11.19.2014

Imagine a Return to "Normal" Interest Rates



Charles Schwab: Raise Interest Rates, Make Grandma Smile - With the Fed’s near-zero policy, households headed by someone 75 or older have lost $2,700 annually in interest income.

Excerpt:

Normalized interest rates are also good for the economy broadly. Total short-term interest-bearing assets are today close to $11 trillion. Based on that, a 1% increase in interest rates will generate over $100 billion in increased income. And there is ample room to raise rates. Today the one-year return on a CD is just north of 1%. In a more normal environment, the annual return on a one-year CD has been about 6.15%. As interest rates begin to normalize, increased personal income will drive spending, economic growth and jobs.

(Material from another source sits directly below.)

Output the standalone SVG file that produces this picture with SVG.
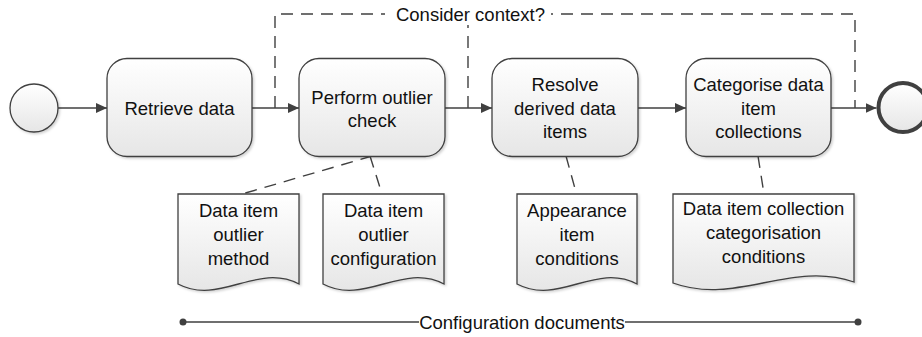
<svg xmlns="http://www.w3.org/2000/svg" width="922" height="337" viewBox="0 0 922 337">
  <defs>
    <linearGradient id="fillGrad" x1="0" y1="0" x2="0" y2="1">
      <stop offset="0" stop-color="#ffffff"/>
      <stop offset="1" stop-color="#e6e6e6"/>
    </linearGradient>
    <filter id="shadow" x="-10%" y="-10%" width="125%" height="130%">
      <feDropShadow dx="1.5" dy="1.5" stdDeviation="1" flood-color="#000" flood-opacity="0.18"/>
    </filter>
    <marker id="arrow" markerUnits="userSpaceOnUse" markerWidth="12" markerHeight="11" refX="11" refY="5" orient="auto">
      <path d="M0,0 L11,5 L0,10 Z" fill="#404040"/>
    </marker>
  </defs>
  <style>
    .shape { fill: url(#fillGrad); stroke: #404040; stroke-width: 1.3; filter: url(#shadow); }
    .flow { fill: none; stroke: #404040; stroke-width: 1.5; }
    .dash { fill: none; stroke: #404040; stroke-width: 1.4; stroke-dasharray: 12 8; }
    .label { font-family: "Liberation Sans", Arial, sans-serif; font-size: 18.5px; fill: #111; text-anchor: middle; }
  </style>

  <!-- connectors -->
  <g id="connectors">
    <path class="flow" d="M58,108 H107" marker-end="url(#arrow)"/>
    <path class="flow" d="M252,108 H299" marker-end="url(#arrow)"/>
    <path class="flow" d="M445,108 H492" marker-end="url(#arrow)"/>
    <path class="flow" d="M638,108 H686" marker-end="url(#arrow)"/>
    <path class="flow" d="M831,108 H876.5" marker-end="url(#arrow)"/>
    <!-- conditional skip paths -->
    <path class="dash" d="M275,108 V14 H855 V108"/>
    <path class="dash" d="M468,108 V14"/>
    <rect x="385" y="2" width="166" height="23" fill="#ffffff"/>
    <text class="label" x="470.5" y="20.5">Consider context?</text>
    <!-- document associations -->
    <path class="dash" d="M372,156 L242,194"/>
    <path class="dash" d="M370,156 L382,194"/>
    <path class="dash" d="M566,156 L576.5,194"/>
    <path class="dash" d="M758,156 L764,194"/>
    <!-- configuration documents bracket -->
    <path class="flow" d="M183,322 H419 M625,322 H858"/>
    <circle cx="183" cy="322" r="3.5" fill="#404040"/>
    <circle cx="858" cy="322" r="3.5" fill="#404040"/>
    <text class="label" x="522" y="328.5">Configuration documents</text>
  </g>

  <!-- events -->
  <g id="start">
    <circle class="shape" cx="34" cy="108" r="24"/>
  </g>
  <g id="end">
    <circle cx="903" cy="107.5" r="24.5" fill="url(#fillGrad)" stroke="#404040" stroke-width="4"/>
  </g>

  <!-- tasks -->
  <g id="retrieve-data">
    <rect class="shape" x="107" y="58.5" width="145" height="98" rx="20" ry="20"/>
    <text class="label" x="179.5" y="114.5">Retrieve data</text>
  </g>
  <g id="outlier-check">
    <rect class="shape" x="299" y="58.5" width="146" height="98" rx="20" ry="20"/>
    <text class="label" x="372" y="103.5">Perform outlier</text>
    <text class="label" x="372" y="126.5">check</text>
  </g>
  <g id="resolve-derived">
    <rect class="shape" x="492" y="58.5" width="146" height="98" rx="20" ry="20"/>
    <text class="label" x="565" y="91">Resolve</text>
    <text class="label" x="565" y="114.5">derived data</text>
    <text class="label" x="565" y="138">items</text>
  </g>
  <g id="categorise-collections">
    <rect class="shape" x="686" y="58.5" width="145" height="98" rx="20" ry="20"/>
    <text class="label" x="758.5" y="91">Categorise data</text>
    <text class="label" x="758.5" y="114.5">item</text>
    <text class="label" x="758.5" y="138">collections</text>
  </g>

  <!-- documents -->
  <g id="doc-outlier-method">
    <path class="shape" d="M178,194 H299 V284 C257,262 220,306 178,284 Z"/>
    <text class="label" x="238.5" y="217">Data item</text>
    <text class="label" x="238.5" y="241">outlier</text>
    <text class="label" x="238.5" y="265">method</text>
  </g>
  <g id="doc-outlier-config">
    <path class="shape" d="M323,194 H444 V284 C402,262 365,306 323,284 Z"/>
    <text class="label" x="383.5" y="217">Data item</text>
    <text class="label" x="383.5" y="241">outlier</text>
    <text class="label" x="383.5" y="265">configuration</text>
  </g>
  <g id="doc-appearance">
    <path class="shape" d="M517,194 H637 V284 C595,262 559,306 517,284 Z"/>
    <text class="label" x="577" y="217">Appearance</text>
    <text class="label" x="577" y="241">item</text>
    <text class="label" x="577" y="265">conditions</text>
  </g>
  <g id="doc-collection-categorisation">
    <path class="shape" d="M673,194 H854 V282 C791,260 736,306 673,283 Z"/>
    <text class="label" x="763.5" y="215">Data item collection</text>
    <text class="label" x="763.5" y="239">categorisation</text>
    <text class="label" x="763.5" y="263">conditions</text>
  </g>
</svg>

Will more historically normal interest rates have negative impacts on others? The cost of homeownership may be higher and borrowing in general will be more expensive. But these costs are largely born by middle-class and higher-income families and they will see that impact lessened over time through inflation. But is it fair that seniors subsidize cheaper credit for others? Most people wouldn’t think so

Long-Term Interest Rates Have Been This Low Only Twice In The Last 214 Years

Excerpt:

As of the close of business on Tuesday, long-term US Treasury bonds were yielding 2.83%. The long-term Treasury composite rate is a combination of bonds that aren't due or callable within 10 years. This rate is historically low. And if you mentioned that yields are "historically low" to most folks on Wall Street, they would likely say that they know that. But here's some context. This chart, via Credit Suisse, shows the long-term composite rate on US Treasury bonds dating back to 1800.
Comment: Image is screen capture from 2nd article.  With rates as low as they are,  there is little incentive to save.

1 comment:

  1. Little incentive to save, which means no pool for investment. And we wonder why good jobs aren't coming back--really, IMO, this illustrates a key weakness of Keynes. You build your economic policy off consumer spending and then you wonder why capital investment isn't coming along, too. Well, duh--they built the incentives, didn't they?